C’est un avantage fiscal loin d’être neutre qui s’appliquera finalement plus tôt que prévu. La provision fiscale pour les élevages laitiers et allaitants prévue dans la loi de finances pour 2025 sera finalement applicable dès les exercices comptables clos à compter du 1er janvier 2024, un an plus tôt que la date initiale. C’est ce qu’a annoncé le gouvernement dans un communiqué de presse ce 1er avril 2025. La date de fin du dispositif fixée au 31 décembre 2028 est inchangée.

Une diminution des assiettes fiscale et sociale

Une provision, c’est une somme qui vient en déduction du résultat et du même coup des montants servant au calcul de l’impôt et des cotisations sociales dues à la MSA. L’objectif est d’anticiper une charge future. En l’occurrence, il s’agit ici du coût fiscal et social supporté par les éleveurs en cas d’augmentation de la valeur de stocks de leurs vaches laitières et allaitantes.
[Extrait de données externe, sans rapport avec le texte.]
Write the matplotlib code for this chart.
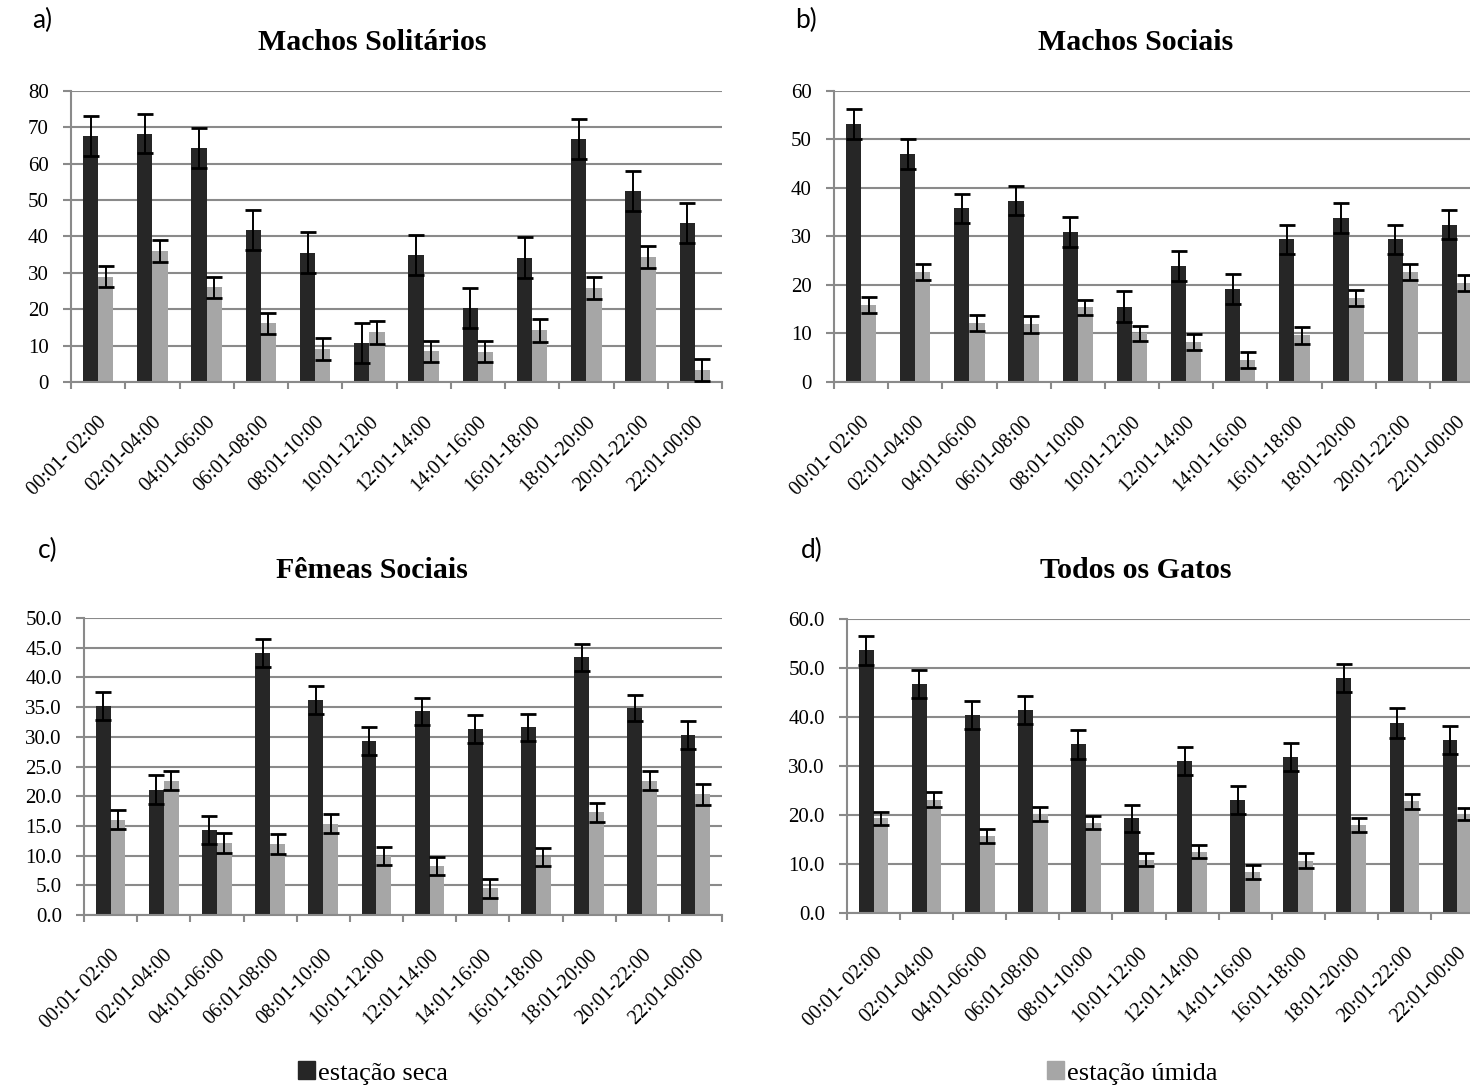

Un nouveau dispositif qui enterre le dispositif de déduction moins avantageux, qui permettait de défiscaliser 150 € par vache pour les exercices clos en 2023 et 2024 afin d’inciter à la recapitalisation du cheptel bovin français. Coexistant avec la nouvelle provision pour les exercices clos en 2024, la déduction ne peut être pratiquée en même temps que la provision.

Réparer la censure du Conseil constitutionnel

Un objectif qui reste identique avec cette nouvelle provision fiscale. « En permettant aux exploitants de bénéficier d’un allègement fiscal en cas de hausse de la valeur de leurs stocks, nous leur offrons une incitation concrète à investir dans leur activité et à renforcer notre élevage national », déclare la ministre de l’Agriculture, Annie Genevard, citée dans le communiqué.

Cette accélération de l’application de ce dispositif est une « tolérance » décidée par le gouvernement. Une décision qu’il a dû prendre après l’échec de la faire passer dans la loi d’orientation agricole. Le Conseil constitutionnel a en effet censuré l’article qui devait consacrer ce nouveau calendrier, l’article 56 en question étant considéré comme un cavalier législatif qui n’avait pas sa place dans le texte aux yeux des Sages.

Une limite de 15 000 € qui peut être multipliée

Comment fonctionne cette provision ? À partir du 1er janvier 2024 donc, les éleveurs soumis à un régime réel d’imposition au titre de l’impôt sur le revenu qui constatent une hausse de la valeur de leurs stocks de vaches laitières et allaitantes entre la date d’ouverture de leur exercice comptable et sa clôture pourront comptabiliser l’équivalent comme une charge. Ils ne doivent pas avoir opté pour le régime de blocage de la valeur des stocks à rotation lente.

La limite est fixée par exercice à 15 000 €. Elle peut même atteindre 60 000 € pour les groupements agricoles d’exploitation en commun (Gaec) et les exploitations agricoles à responsabilité limitée (EARL) qui n’ont pas opté pour l’impôt sur les sociétés. Le plafond de 15 000 € pouvant être multiplié par le nombre d’associés présents dans la limite de quatre.

La limite peut être en revanche minorée si l’éleveur n’est pas engagé dans un contrat pluriannuel pour la vente de sa production. Une mesure mise en place pour inciter à la contractualisation. La minoration va de 10 % en 2025, 20 % en 2026 à 25 % en 2027, soit respectivement des plafonds fixés à 13 500 €, 12 000 € et 11 250 €. Une condition vue comme une « mauvaise idée » pour la Coordination rurale qui « s'assimile à de l'intégration » selon un communiqué du 3 avril.

Un avantage temporaire qui peut devenir définitif

Par principe, une provision n’est pas une somme déduite du résultat pour toujours. Son montant doit être repris dans le résultat de l’éleveur à un moment donné, mais des dérogations existent. En cas de sortie d’un animal, la part de la provision correspondant à cet animal doit être réintégrée au résultat à moins que la valeur totale des stocks de l’exercice duquel l’animal est sorti soit au moins égale à celle de l’exercice où la provision a été réalisée.

C’est également le cas si l’animal sorti est compensé par l’entrée d’un nouvel animal d’ici à la fin de cet exercice comptable ou au plus tard avant le dépôt de la déclaration du résultat imposable de l’exercice en question, soit en pratique le deuxième jour ouvré après le 1er mai. La provision ne sera pas non plus reprise en cas d’abattage imposé par l’administration.

Le dispositif prévoit enfin que la provision sera définitivement acquise à la clôture du sixième exercice si l’éleveur constate une hausse en valeur (il suffit d’un euro) ou en nombre de son cheptel (il suffit d’une vache). C’est l’essence même de la mesure : inciter les éleveurs à recapitaliser.